The AI answered what I asked. I asked about hardware, drill angles, and visibility. Those questions have clean answers. The stress concentration question lives in a different domain — it's a materials science concern, not a fastener specification. The AI knew the answer when prompted. It didn't volunteer it because I'd framed the problem as "how do I attach this" rather than "will this attachment hold over time."

This is the gap that matters most in physical work, and it's the one that AI is worst at closing unprompted. In software, a function either works or it doesn't, and you find out immediately. In a house, a joint can work perfectly on day one and fail on day 800. The feedback loop is measured in years, not seconds. The consequences are measured in bodies, not error messages.

An experienced stair builder would have raised the stress concentration concern before I asked. Not because they'd done the materials science, but because they'd seen a newel work loose. They'd been called back to a job where the post had developed a crack. They carry the failure cases in their body — in the memory of having fixed something that shouldn't have broken.

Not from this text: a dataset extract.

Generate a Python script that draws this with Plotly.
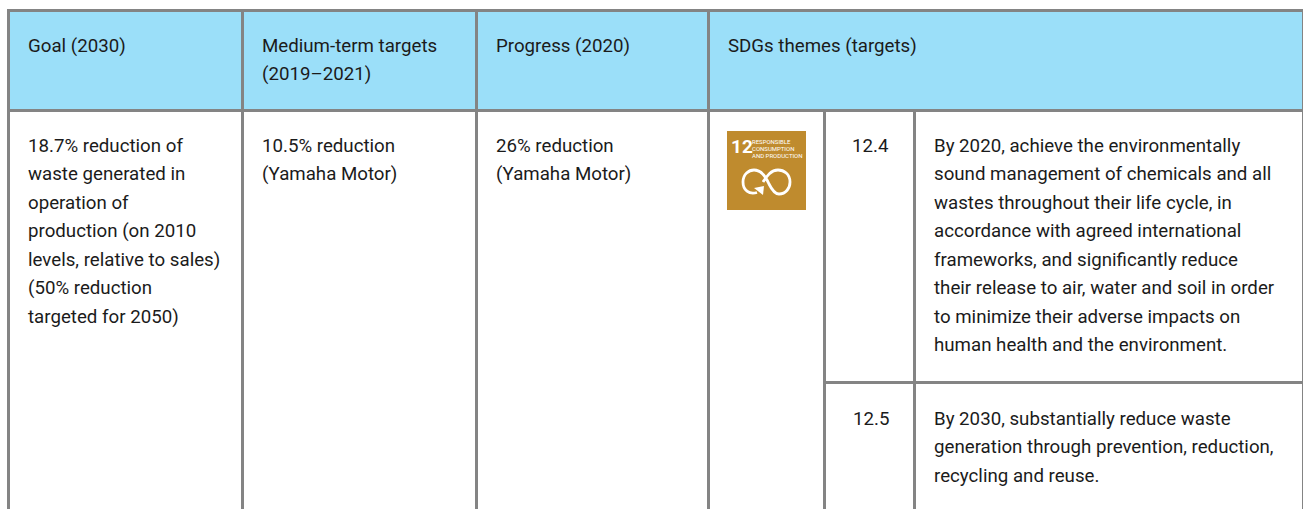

The AI carries the knowledge but not the memory of failure. It knows that stress concentrations exist. It knows that wood splits along grain. It knows the lateral load requirements for newel posts. But it doesn't reflexively connect these facts into a warning unless you create the opening for it. The opening I created was a question born from a vague unease — a feeling that a steel rod stopping halfway through a piece of wood seemed wrong, without being able to articulate why.

The solution

The answer, once the right question was on the table, was straightforward. Three options: a through-bolt that passes completely through the newel and exits the far side, covered with a decorative washer or plug. Dual-angle reinforcement with two shorter bolts from different directions, distributing load across multiple planes so no single point bears the full moment. Or a traditional mortise and tenon joint — a centuries-old approach that distributes load across the entire contact area rather than concentrating it at a bolt terminus.

For a newel, the through-bolt is the right call. It's the simplest, strongest, and most forgiving of imperfect execution. The exit hole on the back of the post can be plugged or covered with trim. From the front — the side people see — there's no evidence of hardware.

The irony is that the through-bolt is conceptually simpler than the concealed angled Zipbolt I'd started with. The Zipbolt is a more sophisticated piece of hardware. It's also a worse solution for this specific application, because it concentrates force at a point instead of distributing it through the full depth of the post.

Sometimes the sophisticated answer is wrong because the problem is simpler than you think. A bolt that goes all the way through is less elegant and more reliable than one that stops in the middle.

What the series is about

I've written now about custom parts the AI helped me design, furniture the AI helped me engineer, fabrication processes the AI helped me plan, and projects the AI helped me abandon. This one is about the question the AI didn't ask — the one I asked instead, from a place of instinct rather than knowledge, that turned out to be the most important question in the entire conversation.

AI is very good at answering questions. It is less good at knowing which questions need to be asked. In digital work, this matters less, because you can iterate quickly and the cost of a wrong answer is low. In physical work — especially structural work, where the failure mode is a person falling — the questions you don't ask are the ones that matter most.

The newel post stands at the bottom of my staircase. The bolt goes all the way through. The railing is solid. Someday my daughter will grab it on her way down the stairs without thinking, the way you grab a railing when you're four and the stairs are tall and you're moving faster than you should. The post will hold because the bolt doesn't stop halfway. It goes all the way down, through the full depth of the wood, and the load distributes evenly, and nothing splits, and she doesn't know any of this, and she never will.

The railing is just a railing. The bolt is just a bolt. The question was everything.